Still, my adaptive unconscious tells me there could be a chance for the Pax Japonica. Everybody feels that but can’t explain in a logical manner, I suppose.
There is a matter which complicates all the situation: The Japan Bubble, which has just begun, will be divided to two phases. The one will continue based on the current depreciation of JPY till the Great Middle East War will break out. Another will get started after the war, even based on massive appreciation of JPY. That could resemble the “Heisei Bubble” from 1987, which began within 2 months later after the so-called Black Monday in October 19, 1987.

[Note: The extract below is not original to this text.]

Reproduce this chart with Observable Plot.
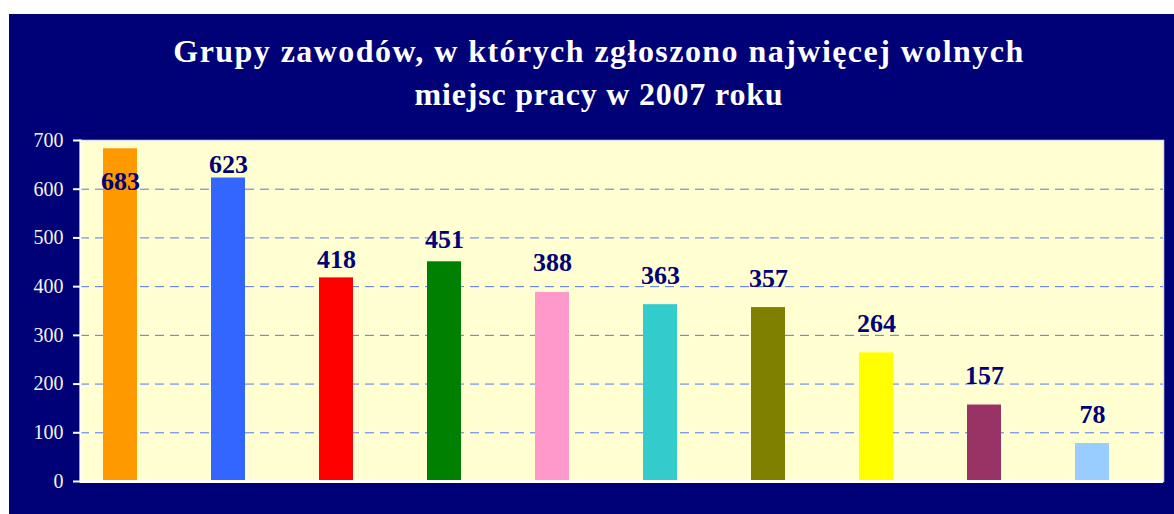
<!DOCTYPE html>
<html>
<head>
<meta charset="utf-8">
<script src="https://cdn.jsdelivr.net/npm/d3@7"></script>
<script src="https://cdn.jsdelivr.net/npm/@observablehq/plot@0.6"></script>
<style>
  html, body { margin: 0; padding: 0; background: #ffffff; }
  body { width: 1174px; height: 514px; overflow: hidden; position: relative; }
  #panel { position: absolute; left: 9px; top: 14px; width: 1165px; height: 500px; background: #000077; }
  #title { position: absolute; left: 0; top: 16px; width: 1180px; text-align: center; color: #ffffff;
    font-family: "Liberation Serif", serif; font-weight: bold; font-size: 32px; line-height: 43px; }
  #title .l1 { letter-spacing: 1.45px; }
  #title .l2 { letter-spacing: 0.8px; }
  #chart { position: absolute; left: 0; top: 111px; }
</style>
</head>
<body>
<div id="panel">
  <div id="title"><span class="l1">Grupy zawodów, w których zgłoszono najwięcej wolnych</span><br><span class="l2">miejsc pracy w 2007 roku</span></div>
  <div id="chart"></div>
</div>
<script>
const categories = ["1", "2", "3", "4", "5", "6", "7", "8", "9", "10"];
const values = [683, 623, 418, 451, 388, 363, 357, 264, 157, 78];
const colors = ["#FF9900", "#3366FF", "#FF0000", "#008000", "#FF99CC", "#33CCCC", "#808000", "#FFFF00", "#993366", "#99CCFF"];
const yTicks = [0, 100, 200, 300, 400, 500, 600, 700];
const gridTicks = [100, 200, 300, 400, 500, 600];

const data = categories.map((c, i) => ({cat: c, value: values[i], color: colors[i]}));

// label placement groups (as placed in the original chart)
const labelGroups = [
  {cats: ["1"], dy: 41},
  {cats: ["2"], dy: -5},
  {cats: ["3"], dy: -10},
  {cats: ["4"], dy: -14},
  {cats: ["5", "6", "7", "8", "9", "10"], dy: -21}
];

const W = 1165, H = 389;
const plot = Plot.plot({
  width: W,
  height: H,
  marginLeft: 71,
  marginRight: 11,
  marginTop: 15,
  marginBottom: 33,
  style: {background: "#000077", fontFamily: "Liberation Serif, serif", overflow: "visible"},
  x: {type: "band", domain: categories, range: [56.4, 1138.1], paddingInner: 0.686, paddingOuter: 0.343, axis: null},
  y: {domain: [0, 700], axis: null},
  marks: [
    Plot.frame({fill: "#FFFFD2", stroke: "#e4e4f0", strokeWidth: 1.5}),
    Plot.gridY(gridTicks, {stroke: "#5577EE", strokeOpacity: 1, strokeDasharray: "9,6", strokeWidth: 1}),
    Plot.barY(data, {x: "cat", y: "value", fill: "color"}),
    ...labelGroups.map(g => Plot.text(data.filter(d => g.cats.includes(d.cat)), {
      x: "cat", y: "value", text: d => String(d.value),
      fill: "#000077", fontSize: 26, fontWeight: "bold", lineAnchor: "bottom", dy: g.dy
    })),
    Plot.axisY(yTicks, {anchor: "left", tickSize: 7, tickPadding: 10, stroke: "#ffffff", strokeWidth: 2,
      color: "#f4f4f4", fill: "#f4f4f4", fontSize: 20, label: null}),
    Plot.frame({anchor: "left", stroke: "#ffffff", strokeWidth: 2}),
    Plot.ruleY([0], {stroke: "#ffffff", strokeWidth: 3})
  ]
});
document.getElementById("chart").appendChild(plot);
</script>
</body>
</html>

You can easily imagine mass media will scream, “The Japan Bubble, and automatically the ABENOMICS itself, just came to an end with the dramatic collapse of world market after the Great Middle East War had broke out.” It’ll not true. The second, and real stage of the Japan Bubble will begin with the massive appreciation of JPY as the very safe haven for financiers from all over the world. Seeking for JPY will be gradually changed into search for reliable assets in Japan: Japanese stocks and real properties.
You never know the Japan Bubble has just begun. You can’t even believe in such a simple fact. But in a week, you will be aware of it. The Japan’s future will be really shining, as the “Morning MUSUME” sang in 90’s.